What is required:
Quote the whole listing word for word. Do not include the pictures.

Information supplied:
========

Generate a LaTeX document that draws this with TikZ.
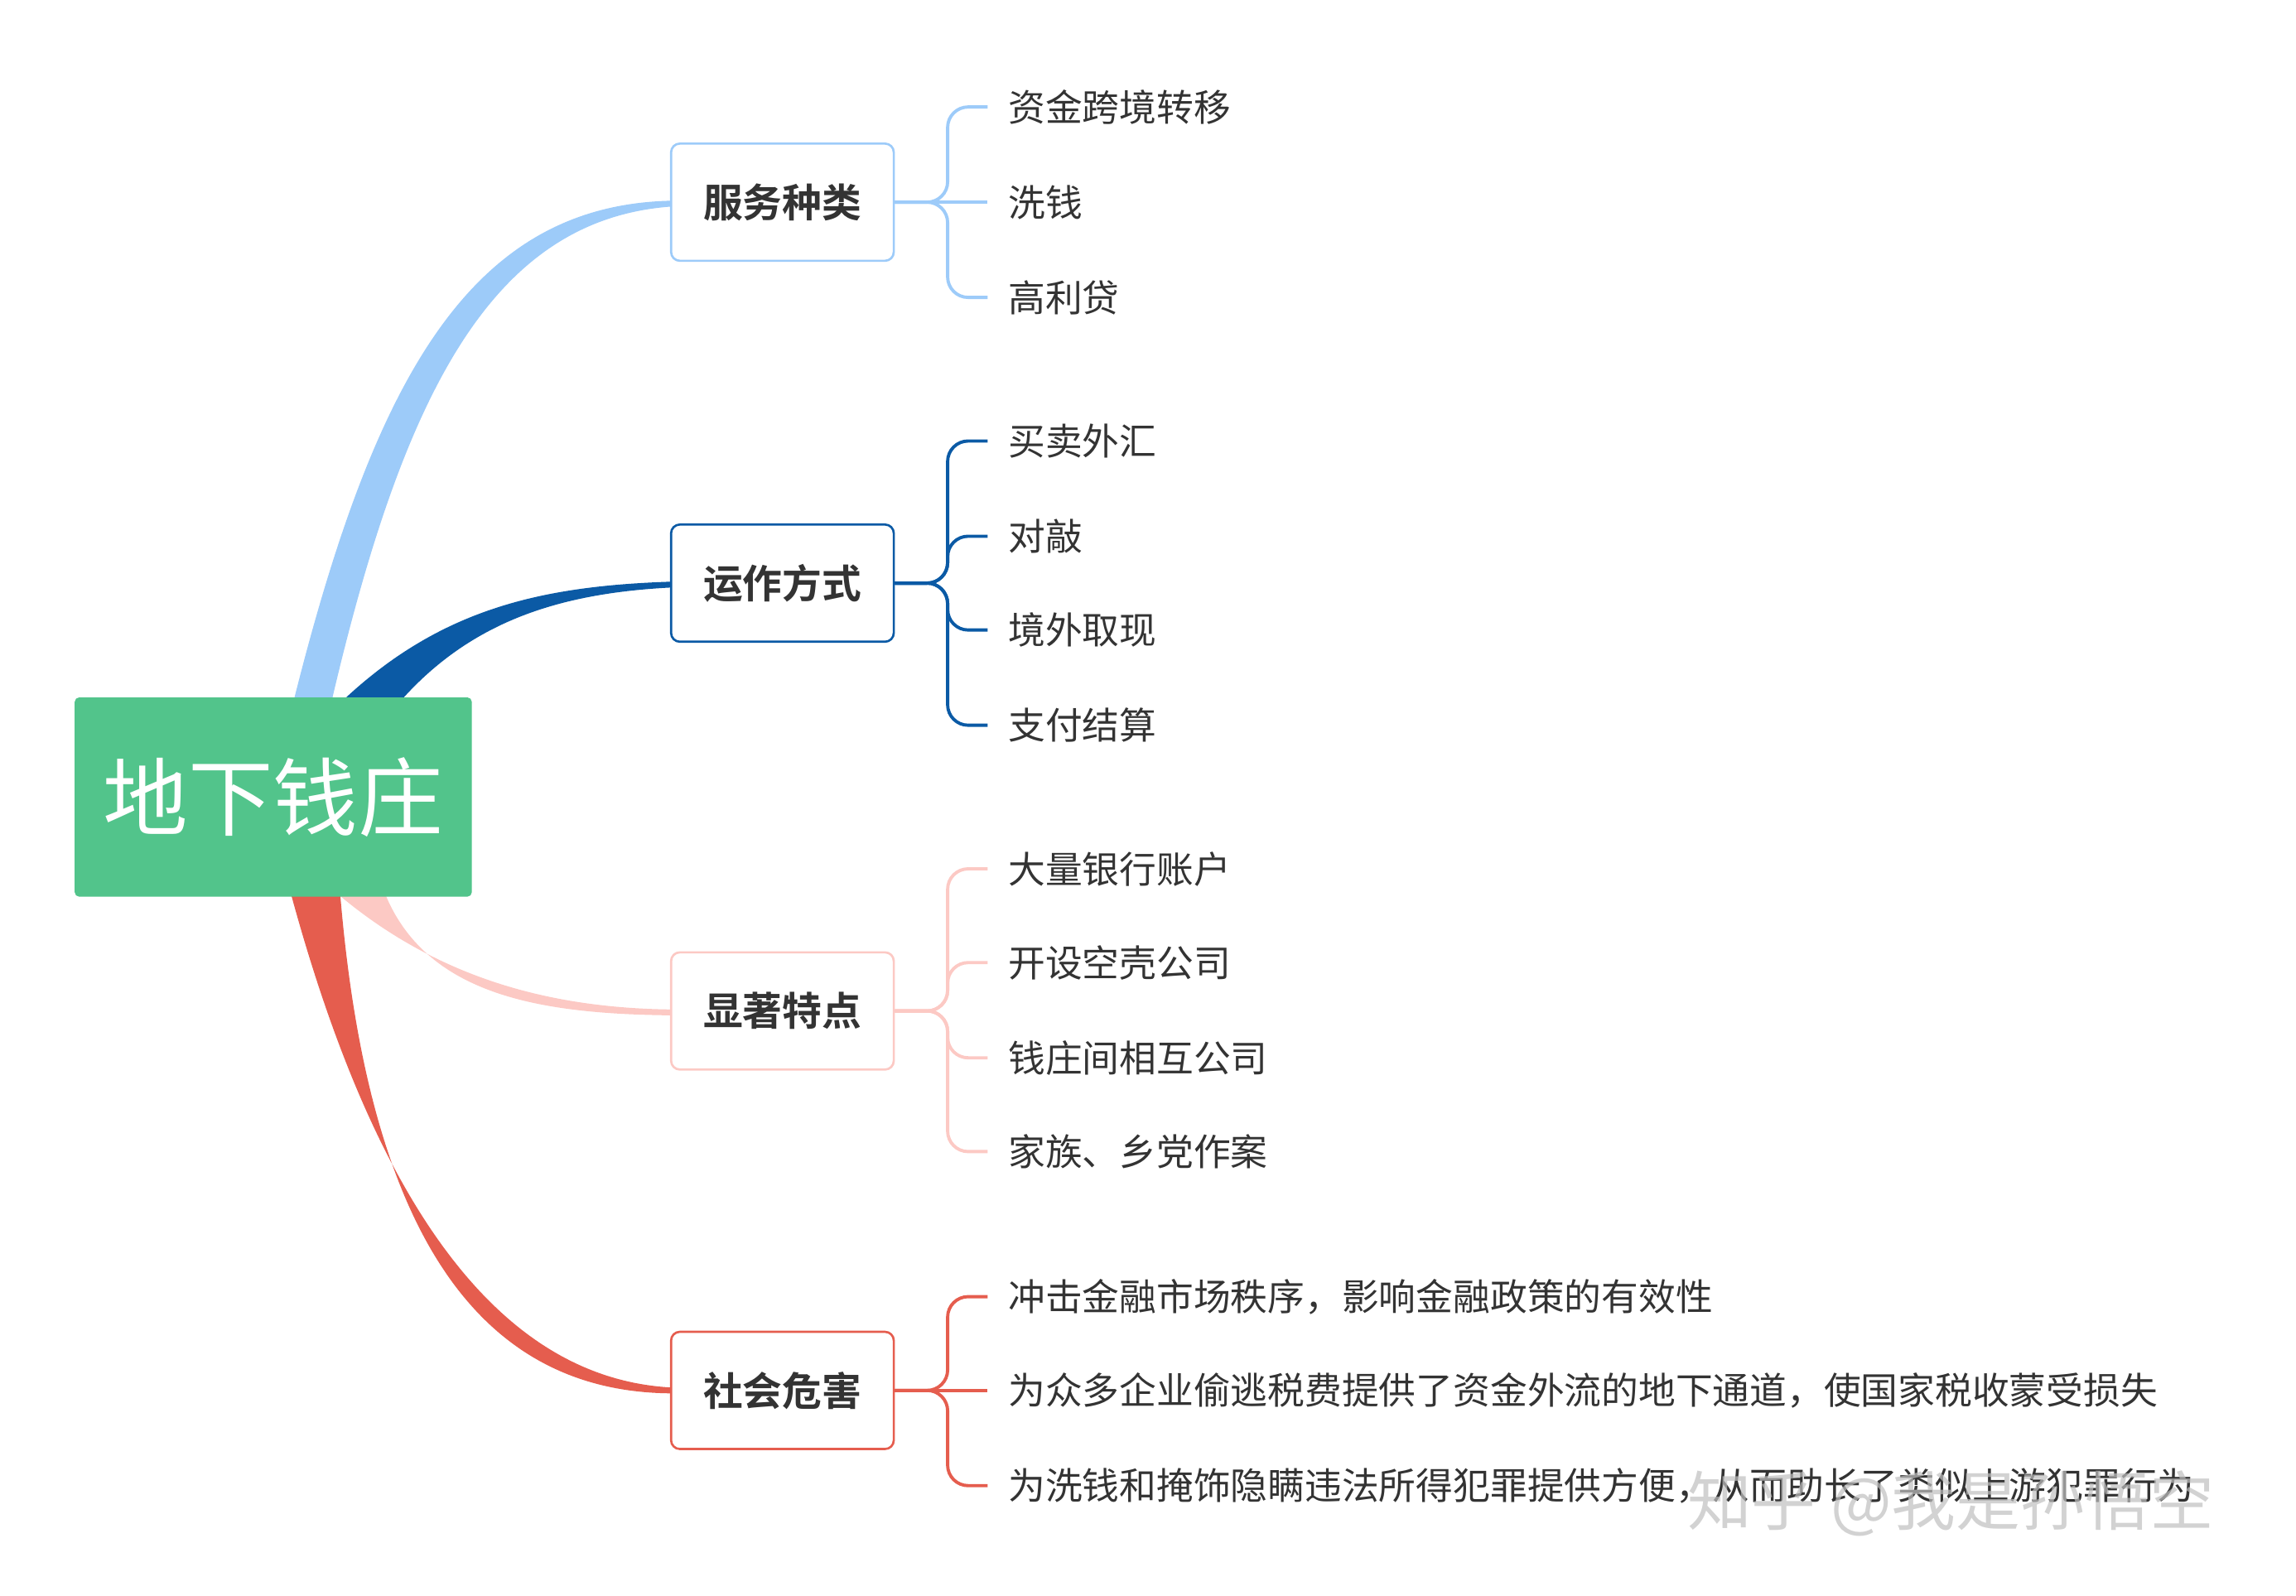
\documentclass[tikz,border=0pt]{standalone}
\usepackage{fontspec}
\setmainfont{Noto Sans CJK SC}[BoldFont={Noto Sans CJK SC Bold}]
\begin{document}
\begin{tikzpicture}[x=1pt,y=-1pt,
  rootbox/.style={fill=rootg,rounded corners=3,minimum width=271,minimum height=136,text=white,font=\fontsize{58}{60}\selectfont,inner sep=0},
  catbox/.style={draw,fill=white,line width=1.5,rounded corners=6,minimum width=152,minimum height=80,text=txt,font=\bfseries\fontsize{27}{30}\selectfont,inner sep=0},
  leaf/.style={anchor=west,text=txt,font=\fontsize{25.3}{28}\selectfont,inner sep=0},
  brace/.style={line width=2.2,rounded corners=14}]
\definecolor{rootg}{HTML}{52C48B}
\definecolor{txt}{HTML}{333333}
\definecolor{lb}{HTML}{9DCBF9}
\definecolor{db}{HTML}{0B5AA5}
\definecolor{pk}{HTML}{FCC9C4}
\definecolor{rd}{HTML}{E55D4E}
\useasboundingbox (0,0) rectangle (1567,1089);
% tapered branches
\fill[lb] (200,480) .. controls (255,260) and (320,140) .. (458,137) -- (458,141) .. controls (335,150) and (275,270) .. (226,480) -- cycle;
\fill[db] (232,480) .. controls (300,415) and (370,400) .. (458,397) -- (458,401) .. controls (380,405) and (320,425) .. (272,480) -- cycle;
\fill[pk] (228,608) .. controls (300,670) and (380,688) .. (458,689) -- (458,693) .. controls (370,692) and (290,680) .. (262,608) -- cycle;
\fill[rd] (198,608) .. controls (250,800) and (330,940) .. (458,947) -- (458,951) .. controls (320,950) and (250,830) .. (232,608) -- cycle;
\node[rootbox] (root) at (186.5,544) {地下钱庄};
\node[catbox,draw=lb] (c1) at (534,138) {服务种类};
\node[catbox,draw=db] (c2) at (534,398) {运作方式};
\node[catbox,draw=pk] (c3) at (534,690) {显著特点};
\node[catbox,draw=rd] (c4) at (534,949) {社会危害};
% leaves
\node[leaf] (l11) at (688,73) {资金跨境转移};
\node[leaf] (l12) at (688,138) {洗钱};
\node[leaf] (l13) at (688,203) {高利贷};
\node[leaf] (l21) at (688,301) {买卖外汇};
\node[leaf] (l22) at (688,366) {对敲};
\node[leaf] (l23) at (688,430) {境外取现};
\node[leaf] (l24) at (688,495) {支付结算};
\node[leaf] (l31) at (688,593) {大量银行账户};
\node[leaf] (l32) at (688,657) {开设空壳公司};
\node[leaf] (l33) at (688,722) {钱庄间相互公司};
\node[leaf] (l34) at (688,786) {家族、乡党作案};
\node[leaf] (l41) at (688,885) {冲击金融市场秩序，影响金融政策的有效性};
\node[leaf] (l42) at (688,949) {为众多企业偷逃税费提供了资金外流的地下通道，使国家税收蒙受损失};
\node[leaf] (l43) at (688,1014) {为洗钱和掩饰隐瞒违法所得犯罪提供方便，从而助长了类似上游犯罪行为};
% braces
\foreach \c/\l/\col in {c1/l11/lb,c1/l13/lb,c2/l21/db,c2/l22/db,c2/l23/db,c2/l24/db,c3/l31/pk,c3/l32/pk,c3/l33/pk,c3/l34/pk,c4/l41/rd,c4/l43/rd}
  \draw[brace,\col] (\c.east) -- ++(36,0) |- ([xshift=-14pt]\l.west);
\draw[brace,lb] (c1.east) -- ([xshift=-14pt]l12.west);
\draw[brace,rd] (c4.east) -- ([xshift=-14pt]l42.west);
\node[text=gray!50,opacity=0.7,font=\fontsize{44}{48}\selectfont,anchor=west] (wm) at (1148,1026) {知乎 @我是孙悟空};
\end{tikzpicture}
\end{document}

========

Correct output:
Generate a LaTeX document that draws this with TikZ.
\documentclass[tikz,border=0pt]{standalone}
\usepackage{fontspec}
\setmainfont{Noto Sans CJK SC}[BoldFont={Noto Sans CJK SC Bold}]
\begin{document}
\begin{tikzpicture}[x=1pt,y=-1pt,
  rootbox/.style={fill=rootg,rounded corners=3,minimum width=271,minimum height=136,text=white,font=\fontsize{58}{60}\selectfont,inner sep=0},
  catbox/.style={draw,fill=white,line width=1.5,rounded corners=6,minimum width=152,minimum height=80,text=txt,font=\bfseries\fontsize{27}{30}\selectfont,inner sep=0},
  leaf/.style={anchor=west,text=txt,font=\fontsize{25.3}{28}\selectfont,inner sep=0},
  brace/.style={line width=2.2,rounded corners=14}]
\definecolor{rootg}{HTML}{52C48B}
\definecolor{txt}{HTML}{333333}
\definecolor{lb}{HTML}{9DCBF9}
\definecolor{db}{HTML}{0B5AA5}
\definecolor{pk}{HTML}{FCC9C4}
\definecolor{rd}{HTML}{E55D4E}
\useasboundingbox (0,0) rectangle (1567,1089);
% tapered branches
\fill[lb] (200,480) .. controls (255,260) and (320,140) .. (458,137) -- (458,141) .. controls (335,150) and (275,270) .. (226,480) -- cycle;
\fill[db] (232,480) .. controls (300,415) and (370,400) .. (458,397) -- (458,401) .. controls (380,405) and (320,425) .. (272,480) -- cycle;
\fill[pk] (228,608) .. controls (300,670) and (380,688) .. (458,689) -- (458,693) .. controls (370,692) and (290,680) .. (262,608) -- cycle;
\fill[rd] (198,608) .. controls (250,800) and (330,940) .. (458,947) -- (458,951) .. controls (320,950) and (250,830) .. (232,608) -- cycle;
\node[rootbox] (root) at (186.5,544) {地下钱庄};
\node[catbox,draw=lb] (c1) at (534,138) {服务种类};
\node[catbox,draw=db] (c2) at (534,398) {运作方式};
\node[catbox,draw=pk] (c3) at (534,690) {显著特点};
\node[catbox,draw=rd] (c4) at (534,949) {社会危害};
% leaves
\node[leaf] (l11) at (688,73) {资金跨境转移};
\node[leaf] (l12) at (688,138) {洗钱};
\node[leaf] (l13) at (688,203) {高利贷};
\node[leaf] (l21) at (688,301) {买卖外汇};
\node[leaf] (l22) at (688,366) {对敲};
\node[leaf] (l23) at (688,430) {境外取现};
\node[leaf] (l24) at (688,495) {支付结算};
\node[leaf] (l31) at (688,593) {大量银行账户};
\node[leaf] (l32) at (688,657) {开设空壳公司};
\node[leaf] (l33) at (688,722) {钱庄间相互公司};
\node[leaf] (l34) at (688,786) {家族、乡党作案};
\node[leaf] (l41) at (688,885) {冲击金融市场秩序，影响金融政策的有效性};
\node[leaf] (l42) at (688,949) {为众多企业偷逃税费提供了资金外流的地下通道，使国家税收蒙受损失};
\node[leaf] (l43) at (688,1014) {为洗钱和掩饰隐瞒违法所得犯罪提供方便，从而助长了类似上游犯罪行为};
% braces
\foreach \c/\l/\col in {c1/l11/lb,c1/l13/lb,c2/l21/db,c2/l22/db,c2/l23/db,c2/l24/db,c3/l31/pk,c3/l32/pk,c3/l33/pk,c3/l34/pk,c4/l41/rd,c4/l43/rd}
  \draw[brace,\col] (\c.east) -- ++(36,0) |- ([xshift=-14pt]\l.west);
\draw[brace,lb] (c1.east) -- ([xshift=-14pt]l12.west);
\draw[brace,rd] (c4.east) -- ([xshift=-14pt]l42.west);
\node[text=gray!50,opacity=0.7,font=\fontsize{44}{48}\selectfont,anchor=west] (wm) at (1148,1026) {知乎 @我是孙悟空};
\end{tikzpicture}
\end{document}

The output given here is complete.